- [Short exercise] Under this line sits a listing. Repeat exactly and only its lines from the one holding "Output the web" through the one holding "const lo = xTickExponents[0], hi"; skip pictures.

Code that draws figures
____

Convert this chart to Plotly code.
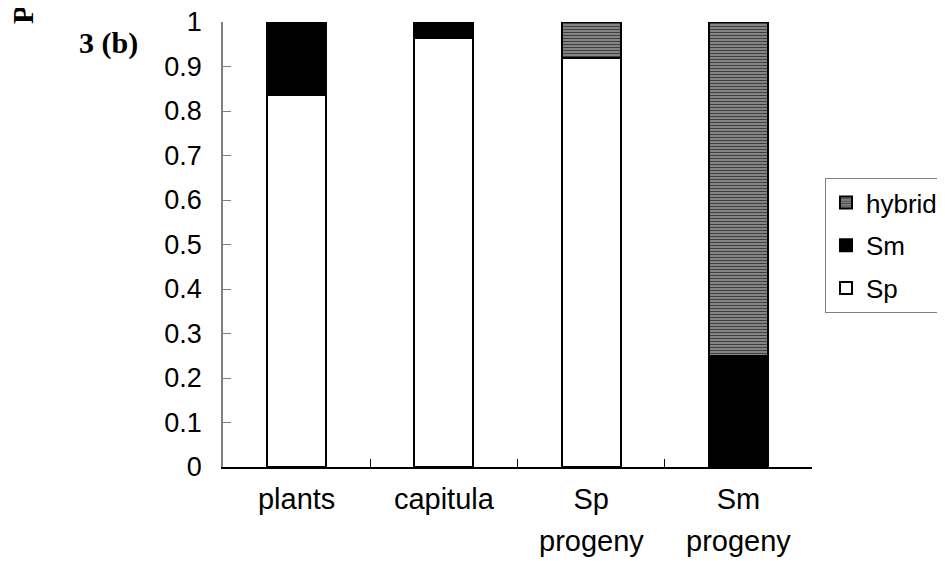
import plotly.graph_objects as go

categories = ["plants", "capitula", "Sp\nprogeny", "Sm\nprogeny"]
sp_values = [0.835, 0.965, 0.92, 0.0]
sm_values = [0.165, 0.035, 0.0, 0.25]
hybrid_values = [0.0, 0.0, 0.08, 0.75]
y_ticks = [0, 0.1, 0.2, 0.3, 0.4, 0.5, 0.6, 0.7, 0.8, 0.9, 1]

first_lines = [c.split("\n")[0] for c in categories]
cat_keys = [c.replace("\n", " ") for c in categories]

FONT = "Liberation Sans, Arial, sans-serif"
SERIF = "Liberation Serif, Times New Roman, serif"
FS = 27
FSX = 29
FSL = 26

# page body adds an 8px offset; positions below are in figure pixels
W, H = 929, 551
L, T, PW, PH = 215, 14, 589, 445
BOTTOM = T + PH


def px(xp):
    return (xp - L) / PW


def py(yp):
    return (BOTTOM - yp) / PH


fig = go.Figure()
fig.add_trace(go.Bar(
    x=cat_keys, y=sp_values, name="Sp", legendrank=3, legendgroup="sp",
    marker=dict(color="white", line=dict(color="black", width=2)),
    width=0.4,
))
fig.add_trace(go.Bar(
    x=cat_keys, y=sm_values, name="Sm", legendrank=2, legendgroup="sm",
    marker=dict(color="black", line=dict(color="black", width=2)),
    width=0.4,
))
fig.add_trace(go.Bar(
    x=cat_keys, y=hybrid_values, name="hybrid", legendrank=1, legendgroup="hy",
    marker=dict(color="#8a8a8a", line=dict(color="black", width=2),
                pattern=dict(shape="-", fgcolor="#404040", bgcolor="#9a9a9a",
                             size=3, solidity=0.5, fillmode="replace")),
    width=0.4,
))

annotations = []
for key, c in zip(cat_keys, categories):
    lines = c.split("\n")
    if len(lines) > 1:
        annotations.append(dict(
            x=key, xref="x", y=py(533), yref="paper", text=lines[1],
            showarrow=False, yanchor="middle", xanchor="center",
            font=dict(family=FONT, size=FSX, color="black")))

annotations.append(dict(
    x=px(100), xref="paper", y=py(35), yref="paper",
    text="<b>3 (b)</b>", showarrow=False, xanchor="center", yanchor="middle",
    font=dict(family=SERIF, size=30, color="black")))
annotations.append(dict(
    x=px(14), xref="paper", y=py(7), yref="paper",
    text="<b>P</b>", showarrow=False, xanchor="center", yanchor="middle",
    textangle=-90, font=dict(family=SERIF, size=30, color="black")))

fig.update_layout(
    width=W, height=H,
    margin=dict(l=L, r=W - L - PW, t=T, b=H - BOTTOM, autoexpand=False),
    paper_bgcolor="white", plot_bgcolor="white",
    barmode="stack",
    font=dict(family=FONT, size=FS, color="black"),
    showlegend=True,
    legend=dict(
        x=px(817), xanchor="left",
        y=py(170), yanchor="top",
        traceorder="grouped", tracegroupgap=6,
        bordercolor="#808080", borderwidth=1, bgcolor="white",
        font=dict(family=FONT, size=FSL, color="black"),
        itemwidth=30,
    ),
    xaxis=dict(
        type="category", range=[-0.5, 3.5], automargin=False,
        tickmode="array", tickvals=cat_keys, ticktext=first_lines,
        tickson="boundaries", ticks="inside", ticklen=8, tickcolor="black",
        showline=True, linecolor="black", linewidth=1.5,
        showgrid=False, zeroline=False, ticklabelstandoff=5,
        ticklabeloverflow="allow",
        tickfont=dict(family=FONT, size=FSX, color="black"),
    ),
    yaxis=dict(
        range=[0, 1], tickmode="array", tickvals=y_ticks, automargin=False,
        ticktext=[f"{v:g}" for v in y_ticks],
        ticks="inside", ticklen=8, tickcolor="#808080",
        showline=True, linecolor="#808080", linewidth=1.5,
        showgrid=False, zeroline=False, ticklabelstandoff=14,
        ticklabeloverflow="allow",
        tickfont=dict(family=FONT, size=FS, color="black"),
    ),
    annotations=annotations,
)

fig.write_html("out.html")
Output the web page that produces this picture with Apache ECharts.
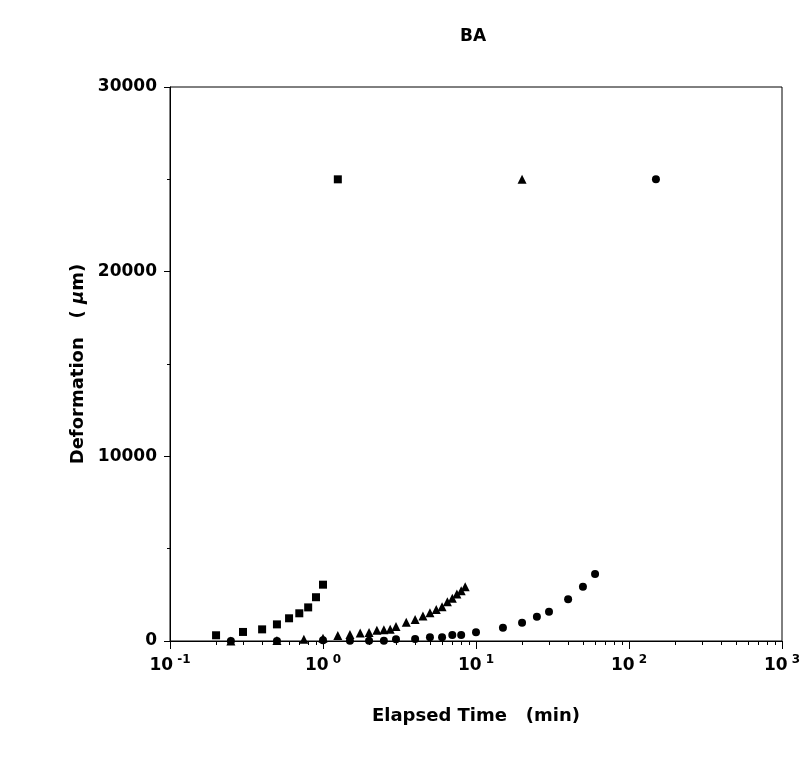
<!DOCTYPE html>
<html>
<head>
<meta charset="utf-8">
<script src="https://cdn.jsdelivr.net/npm/echarts@6/dist/echarts.min.js"></script>
<style>html,body{margin:0;padding:0;background:#fff;}#c{width:806px;height:759px;}</style>
</head>
<body>
<div id="c"></div>
<script>
// ---- data ----
const squareX = [0.2, 0.3, 0.4, 0.5, 0.6, 0.7, 0.8, 0.9, 1.0];
const squareY = [310, 490, 630, 900, 1230, 1500, 1820, 2370, 3050];

const triangleX = [0.25, 0.5, 0.75, 1.0, 1.25, 1.5, 1.75, 2.0, 2.25, 2.5, 2.75, 3.0, 3.5, 4, 4.5, 5, 5.5, 6, 6.5, 7, 7.5, 8, 8.5];
const triangleY = [0, 30, 100, 150, 300, 350, 430, 460, 580, 610, 640, 790, 1020, 1170, 1350, 1530, 1710, 1860, 2130, 2310, 2540, 2720, 2940];

const circleX = [0.25, 0.5, 1.0, 1.5, 2, 2.5, 3, 4, 5, 6, 7, 8, 10, 15, 20, 25, 30, 40, 50, 60];
const circleY = [0, 0, 40, 20, 20, 20, 90, 110, 200, 200, 325, 325, 470, 720, 990, 1315, 1585, 2255, 2940, 3630];

const keyX = [1.25, 20, 150];
const keyY = [25000, 25000, 25000];

const xTickExponents = [-1, 0, 1, 2, 3];
const xTickLabels = ['-1', '0', '1', '2', '3'];
const yTickValues = [0, 10000, 20000, 30000];

const titleText = 'BA';
const xAxisTitle = 'Elapsed Time   (min)';
const yAxisTitleA = 'Deformation   ( ';
const yAxisTitleMu = 'μ';
const yAxisTitleB = 'm)';

// ---- build ----
const pairs = (xs, ys) => xs.map((x, i) => [x, ys[i]]);
const minorExp = [];
for (let d = 0; d < xTickExponents.length - 1; d++) {
  for (let k = 2; k <= 9; k++) minorExp.push(xTickExponents[d] + Math.log10(k));
}
const FONT = 'DejaVu Sans';
const lo = xTickExponents[0], hi = xTickExponents[xTickExponents.length - 1];

const chart = echarts.init(document.getElementById('c'), null, {renderer: 'canvas'});
chart.setOption({
  animation: false,
  backgroundColor: '#fff',
  title: {
    text: titleText, left: 468, top: 23, textAlign: 'center',
    textStyle: {fontFamily: FONT, fontSize: 17, fontWeight: 'bold', color: '#000'}
  },
  grid: {left: 170, right: 24, top: 87, bottom: 118, show: true, borderColor: '#000', borderWidth: 1, backgroundColor: 'transparent'},
  xAxis: [{
    type: 'log', logBase: 10, min: Math.pow(10, lo), max: Math.pow(10, hi), position: 'bottom',
    axisLine: {show: true, onZero: false, lineStyle: {color: '#000', width: 1}},
    axisTick: {show: false}, axisLabel: {show: false}, splitLine: {show: false}
  }, {
    type: 'value', min: lo, max: hi, position: 'bottom',
    name: xAxisTitle, nameLocation: 'middle', nameGap: 66,
    nameTextStyle: {fontFamily: FONT, fontSize: 18, fontWeight: 'bold', color: '#000'},
    axisLine: {show: false, onZero: false},
    axisTick: {show: true, length: 8, interval: 0, lineStyle: {color: '#000'}, customValues: xTickExponents},
    axisLabel: {
      customValues: xTickExponents,
      margin: 13,
      formatter: function (v) {
        const i = xTickExponents.indexOf(Math.round(v));
        return '{b|10}{s|' + (i >= 0 ? xTickLabels[i] : '') + '}';
      },
      rich: {
        b: {fontFamily: FONT, fontSize: 17, fontWeight: 'bold', color: '#000'},
        s: {fontFamily: FONT, fontSize: 12, fontWeight: 'bold', color: '#000', padding: [0, 0, 12, 4]}
      }
    },
    splitLine: {show: false}
  }, {
    type: 'value', min: lo, max: hi, position: 'bottom',
    axisLine: {show: false, onZero: false},
    axisTick: {show: true, length: 4, interval: 0, lineStyle: {color: '#000'}, customValues: minorExp},
    axisLabel: {show: false},
    splitLine: {show: false}
  }],
  yAxis: [{
    type: 'value', min: 0, max: 30000, interval: 10000,
    name: '{a|' + yAxisTitleA + '}{m|' + yAxisTitleMu + '}{a|' + yAxisTitleB + '}',
    nameLocation: 'middle', nameRotate: 90, nameGap: 69,
    nameTextStyle: {
      rich: {
        a: {fontFamily: FONT, fontSize: 18, fontWeight: 'bold', color: '#000'},
        m: {fontFamily: FONT, fontSize: 18, fontWeight: 'bold', color: '#000', fontStyle: 'italic'}
      }
    },
    axisLine: {show: true, onZero: false, lineStyle: {color: '#000', width: 1}},
    axisTick: {show: true, length: 6, lineStyle: {color: '#000'}},
    minorTick: {show: true, splitNumber: 2, length: 3, lineStyle: {color: '#000'}},
    axisLabel: {margin: 13, fontFamily: FONT, fontSize: 17, fontWeight: 'bold', color: '#000',
      formatter: function (v) { return String(v); }},
    splitLine: {show: false},
    minorSplitLine: {show: false}
  }],
  series: [
    {type: 'scatter', name: 'square', xAxisIndex: 0, symbol: 'rect', symbolSize: 8, itemStyle: {color: '#000', opacity: 1}, data: pairs(squareX, squareY)},
    {type: 'scatter', name: 'triangle', xAxisIndex: 0, symbol: 'triangle', symbolSize: 9, itemStyle: {color: '#000', opacity: 1}, data: pairs(triangleX, triangleY)},
    {type: 'scatter', name: 'circle', xAxisIndex: 0, symbol: 'circle', symbolSize: 8, itemStyle: {color: '#000', opacity: 1}, data: pairs(circleX, circleY)},
    {type: 'scatter', name: 'key', xAxisIndex: 0, symbolSize: 8, itemStyle: {color: '#000', opacity: 1},
      data: [
        {value: [keyX[0], keyY[0]], symbol: 'rect'},
        {value: [keyX[1], keyY[1]], symbol: 'triangle', symbolSize: 9},
        {value: [keyX[2], keyY[2]], symbol: 'circle'}
      ]}
  ]
});
</script>
</body>
</html>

____

- [Answer to this task]
Output the web page that produces this picture with Apache ECharts.
<!DOCTYPE html>
<html>
<head>
<meta charset="utf-8">
<script src="https://cdn.jsdelivr.net/npm/echarts@6/dist/echarts.min.js"></script>
<style>html,body{margin:0;padding:0;background:#fff;}#c{width:806px;height:759px;}</style>
</head>
<body>
<div id="c"></div>
<script>
// ---- data ----
const squareX = [0.2, 0.3, 0.4, 0.5, 0.6, 0.7, 0.8, 0.9, 1.0];
const squareY = [310, 490, 630, 900, 1230, 1500, 1820, 2370, 3050];

const triangleX = [0.25, 0.5, 0.75, 1.0, 1.25, 1.5, 1.75, 2.0, 2.25, 2.5, 2.75, 3.0, 3.5, 4, 4.5, 5, 5.5, 6, 6.5, 7, 7.5, 8, 8.5];
const triangleY = [0, 30, 100, 150, 300, 350, 430, 460, 580, 610, 640, 790, 1020, 1170, 1350, 1530, 1710, 1860, 2130, 2310, 2540, 2720, 2940];

const circleX = [0.25, 0.5, 1.0, 1.5, 2, 2.5, 3, 4, 5, 6, 7, 8, 10, 15, 20, 25, 30, 40, 50, 60];
const circleY = [0, 0, 40, 20, 20, 20, 90, 110, 200, 200, 325, 325, 470, 720, 990, 1315, 1585, 2255, 2940, 3630];

const keyX = [1.25, 20, 150];
const keyY = [25000, 25000, 25000];

const xTickExponents = [-1, 0, 1, 2, 3];
const xTickLabels = ['-1', '0', '1', '2', '3'];
const yTickValues = [0, 10000, 20000, 30000];

const titleText = 'BA';
const xAxisTitle = 'Elapsed Time   (min)';
const yAxisTitleA = 'Deformation   ( ';
const yAxisTitleMu = 'μ';
const yAxisTitleB = 'm)';

// ---- build ----
const pairs = (xs, ys) => xs.map((x, i) => [x, ys[i]]);
const minorExp = [];
for (let d = 0; d < xTickExponents.length - 1; d++) {
  for (let k = 2; k <= 9; k++) minorExp.push(xTickExponents[d] + Math.log10(k));
}
const FONT = 'DejaVu Sans';
const lo = xTickExponents[0], hi = xTickExponents[xTickExponents.length - 1];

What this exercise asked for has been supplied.